Sherry Turkle’s ‘Reclaiming Conversation’
> Matthew Crawford, in “The World Beyond Your Head,” contrasts the world of a “peon” airport lounge — saturated in advertising, filled with mesmerizing screens — with the quiet, ad-free world of a business lounge: “To engage in playful, inventive thinking, and possibly create wealth for oneself during those idle hours spent at an airport, requires silence. But other people’s minds, over in the peon lounge (or at the bus stop), can be treated as a resource — a standing reserve of purchasing power.”
This is a perfect example of the problem with advertising. It's not that people don't want to know about products, it's that people need to be able to learn about products on their own terms. When you're constantly shoving products in people's faces, you're detracting from all kinds of other pursuits.
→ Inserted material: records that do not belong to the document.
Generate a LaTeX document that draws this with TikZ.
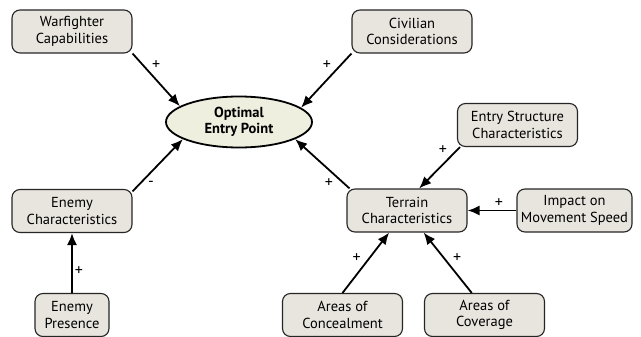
\documentclass[tikz,border=0pt]{standalone}
\usepackage{fontspec}
\setmainfont{PT Sans}
\usetikzlibrary{shapes.geometric,arrows.meta}

\definecolor{boxfill}{HTML}{E8E4DE}
\definecolor{goalfill}{HTML}{EFEFDF}

\begin{document}
\begin{tikzpicture}[x=1pt,y=-1pt,
every node/.style={%
    font=\fontsize{14.5}{16.5}\selectfont, align=center
    },
factor/.style={draw=black!85, line width=1.1pt, fill=boxfill, rounded corners=8pt,
    minimum width=120pt, minimum height=43pt, inner sep=2pt},
goal/.style={ellipse, draw=black, line width=1.8pt, fill=goalfill,
    minimum width=146pt, minimum height=51pt, inner sep=0pt, font=\fontsize{14.5}{16.5}\selectfont\bfseries},
link/.style={line width=1.8pt, -{Latex[length=12pt,width=10pt]}},
sign/.style={font=\fontsize{16}{16}\selectfont, inner sep=2pt}
]
\useasboundingbox (0,0) rectangle (641,337);

\node[goal] (ept) at (239,122) {Optimal\\Entry Point};

\node[factor] (wfc) at (72,31.5) {Warfighter\\Capabilities};
\node[factor] (civ) at (412,31.5) {Civilian\\Considerations};
\node[factor] (esc) at (517.5,125) {Entry Structure\\Characteristics};
\node[factor] (enc) at (72,211) {Enemy\\Characteristics};
\node[factor] (ter) at (407,210.5) {Terrain\\Characteristics};
\node[factor, minimum width=115pt] (ims) at (574.5,210.5) {Impact on\\Movement Speed};
\node[factor, minimum width=74pt] (enp) at (72,315) {Enemy\\Presence};
\node[factor] (aoc) at (342.5,315) {Areas of\\Concealment};
\node[factor] (cov) at (484.5,315) {Areas of\\Coverage};

\foreach \i/\j/\s/\p/\w in {
                  wfc.-20/ept.165.7/+/.35/above right,%
                  civ.-160/ept.13.6/+/.35/above left,%
                  enc.18.4/ept.197.3/-/.25/below right,%
                  ter.159.2/ept.-17.3/+/.25/below left,%
                  esc.-159/ter.61/+/.25/above left,%
                  ims.west/ter.east/+/.36/above,%
                  aoc.north/ter.-129/+/.45/above left,%
                  cov.120.8/ter.-53.7/+/.45/above right,%
                  enp.north/enc.south/+/.37/right%
            }
    \draw [link] (\i) -- node[sign,pos=\p,\w] {\s} (\j);

\end{tikzpicture}
\end{document}
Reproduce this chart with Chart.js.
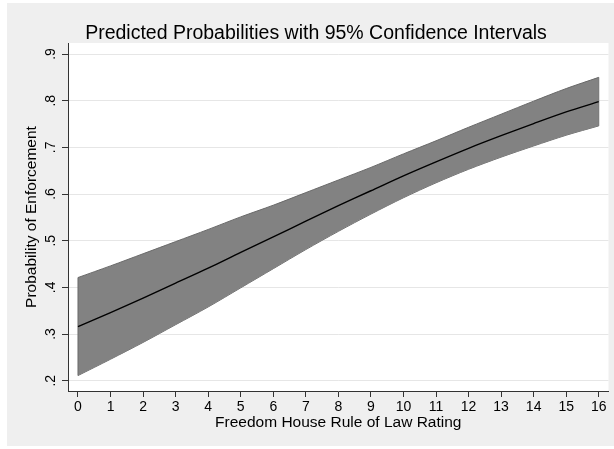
<!DOCTYPE html>
<html>
<head>
<meta charset="utf-8">
<script src="https://cdn.jsdelivr.net/npm/chart.js@4/dist/chart.umd.min.js"></script>
<style>
  html, body { margin: 0; padding: 0; background: #ffffff; }
  canvas { display: block; }
</style>
</head>
<body>
<canvas id="c" width="614" height="449"></canvas>
<script>
// Freedom House Rule of Law rating (x) and predicted probability of enforcement
const ratings   = [0, 1, 2, 3, 4, 5, 6, 7, 8, 9, 10, 11, 12, 13, 14, 15, 16];
const predicted = [0.316, 0.346, 0.377, 0.409, 0.441, 0.475, 0.508, 0.542, 0.575, 0.607, 0.639, 0.669, 0.698, 0.725, 0.751, 0.776, 0.798];
const lowerCI   = [0.211, 0.246, 0.282, 0.320, 0.358, 0.399, 0.440, 0.481, 0.520, 0.557, 0.592, 0.624, 0.653, 0.679, 0.703, 0.726, 0.746];
const upperCI   = [0.421, 0.446, 0.472, 0.498, 0.524, 0.551, 0.576, 0.603, 0.630, 0.657, 0.686, 0.714, 0.743, 0.771, 0.799, 0.826, 0.850];

const xTickValues = [0, 1, 2, 3, 4, 5, 6, 7, 8, 9, 10, 11, 12, 13, 14, 15, 16];
const xTickLabels = ['0', '1', '2', '3', '4', '5', '6', '7', '8', '9', '10', '11', '12', '13', '14', '15', '16'];
const yTickValues = [0.2, 0.3, 0.4, 0.5, 0.6, 0.7, 0.8, 0.9];
const yTickLabels = ['.2', '.3', '.4', '.5', '.6', '.7', '.8', '.9'];

const titleText  = 'Predicted Probabilities with 95% Confidence Intervals';
const xTitleText = 'Freedom House Rule of Law Rating';
const yTitleText = 'Probability of Enforcement';

const FONT = '"Liberation Sans", Arial, Helvetica, sans-serif';
const BAND_FILL = '#828282';
const BAND_EDGE = '#6a6a6a';
const AXIS = '#333333';

const pts = (ys) => ratings.map((x, i) => ({ x: x, y: ys[i] }));
const first = 0, last = ratings.length - 1;

// Background panels, title and rotated y tick labels
const decor = {
  id: 'decor',
  beforeDraw(chart) {
    const { ctx, chartArea: a } = chart;
    ctx.save();
    ctx.fillStyle = '#ffffff';
    ctx.fillRect(0, 0, chart.width, chart.height);
    ctx.fillStyle = '#efefef';
    ctx.fillRect(7, 3, chart.width - 7, chart.height - 6);
    ctx.fillStyle = '#ffffff';
    ctx.fillRect(a.left, a.top, a.right - a.left, a.bottom - a.top);
    ctx.fillStyle = '#000000';
    ctx.font = '19.5px ' + FONT;
    ctx.textAlign = 'center';
    ctx.textBaseline = 'alphabetic';
    ctx.fillText(titleText, 316, 38.5);
    ctx.restore();
  },
  afterDraw(chart) {
    const { ctx } = chart;
    const ys = chart.scales.y;
    ctx.save();
    ctx.fillStyle = '#000000';
    ctx.font = '14px ' + FONT;
    ctx.textAlign = 'center';
    ctx.textBaseline = 'alphabetic';
    yTickValues.forEach((v, i) => {
      const py = ys.getPixelForValue(v);
      ctx.save();
      ctx.translate(55, py);
      ctx.rotate(-Math.PI / 2);
      ctx.fillText(yTickLabels[i], 0, 0);
      ctx.restore();
    });
    ctx.restore();
  }
};

new Chart(document.getElementById('c'), {
  type: 'line',
  data: {
    datasets: [
      // confidence band (drawn underneath: higher order)
      { data: pts(lowerCI), borderColor: BAND_EDGE, borderWidth: 1, fill: false, pointRadius: 0, tension: 0.3, order: 3 },
      { data: pts(upperCI), borderColor: BAND_EDGE, borderWidth: 1, backgroundColor: BAND_FILL, fill: '-1', pointRadius: 0, tension: 0.3, order: 2 },
      { data: [{ x: ratings[first], y: lowerCI[first] }, { x: ratings[first], y: upperCI[first] }], borderColor: BAND_EDGE, borderWidth: 1, fill: false, pointRadius: 0, order: 1 },
      { data: [{ x: ratings[last], y: lowerCI[last] }, { x: ratings[last], y: upperCI[last] }], borderColor: BAND_EDGE, borderWidth: 1, fill: false, pointRadius: 0, order: 1 },
      // predicted probability (on top)
      { data: pts(predicted), borderColor: '#000000', borderWidth: 1.4, fill: false, pointRadius: 0, tension: 0.3, order: 0 }
    ]
  },
  options: {
    responsive: false,
    animation: false,
    events: [],
    layout: { padding: { top: 43, left: 0, right: 5.5, bottom: 0 } },
    plugins: { legend: { display: false }, title: { display: false }, tooltip: { enabled: false } },
    scales: {
      x: {
        type: 'linear',
        min: -0.307,
        max: 16.30,
        afterBuildTicks: (s) => { s.ticks = xTickValues.map(v => ({ value: v })); },
        afterFit: (s) => { s.height = 58; },
        border: { display: true, color: AXIS, width: 1 },
        grid: { drawOnChartArea: false, drawTicks: true, tickLength: 6, tickColor: AXIS },
        ticks: {
          autoSkip: false, maxRotation: 0, minRotation: 0, padding: 2,
          color: '#000000', font: { family: FONT, size: 14 },
          callback: (v) => xTickLabels[xTickValues.indexOf(v)]
        },
        title: {
          display: true, text: xTitleText, color: '#000000',
          font: { family: FONT, size: 15.5 }, padding: { top: 0, bottom: 17 }
        }
      },
      y: {
        type: 'linear',
        min: 0.1779,
        max: 0.9236,
        afterBuildTicks: (s) => { s.ticks = yTickValues.map(v => ({ value: v })); },
        afterFit: (s) => { s.width = 68; },
        border: { display: true, color: AXIS, width: 1 },
        grid: { drawOnChartArea: true, color: '#e6e6e6', lineWidth: 1, drawTicks: true, tickLength: 6, tickColor: AXIS },
        ticks: { display: false },
        title: {
          display: true, text: yTitleText, color: '#000000',
          font: { family: FONT, size: 15.5 }, padding: { top: 22.7, bottom: 0 }
        }
      }
    }
  },
  plugins: [decor]
});
</script>
</body>
</html>
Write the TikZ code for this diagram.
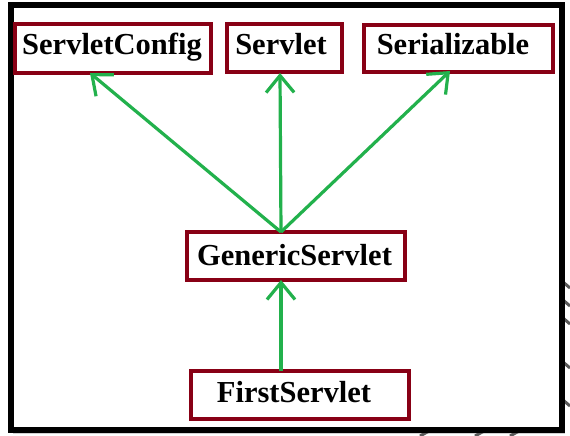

Advertising is possibly the greatest sink of time and energy in our generation. And what's worse it that the people who are perpetrating this crime on us know that it's a waste of time and energy, which is why they avoid it in their airport lounges.
Not bad, getting famed novelist Jonathan Franzen to write your book review! Sherry does noble work and it deserves wide recognition and readership.
I can't say I am hopeful, but I do hope that society's current preoccupation with mobile devices will start to get old, and after a few years people will begin to realize how negatively they're affecting everyday life and interpersonal interactions. Perhaps it will become "cool" to not have a device, or, it will be societally uncool to use it during meals or at restaurants, like cigarettes have become. I kind of hope that the smartphone market splits soon into two camps, one the same old machines that Apple/Samsung etc pump out, and another camp of slightly less smart, less feature-rich phones, fewer apps, designed to be used occasionally not every damn second of the day... phones that are more about infrequent checks on status and more about making calls and occasional text conversations. Devices that start giving your life back to you. I know, dream on. But as the smartphone owner population gets demographically older, I suspect you will start seeing something like this happen.
It would be interesting to design a user interface that was easy to use, but was designed in such a way to dissuade you from constant use. Perhaps it might reward you the less you used it.
> Unlike [...] Evgeny Morozov, whose perspective is Belarussian, Turkle is a trusted and respected insider.
Forget Turkle, what on earth is the Belrusian perspective?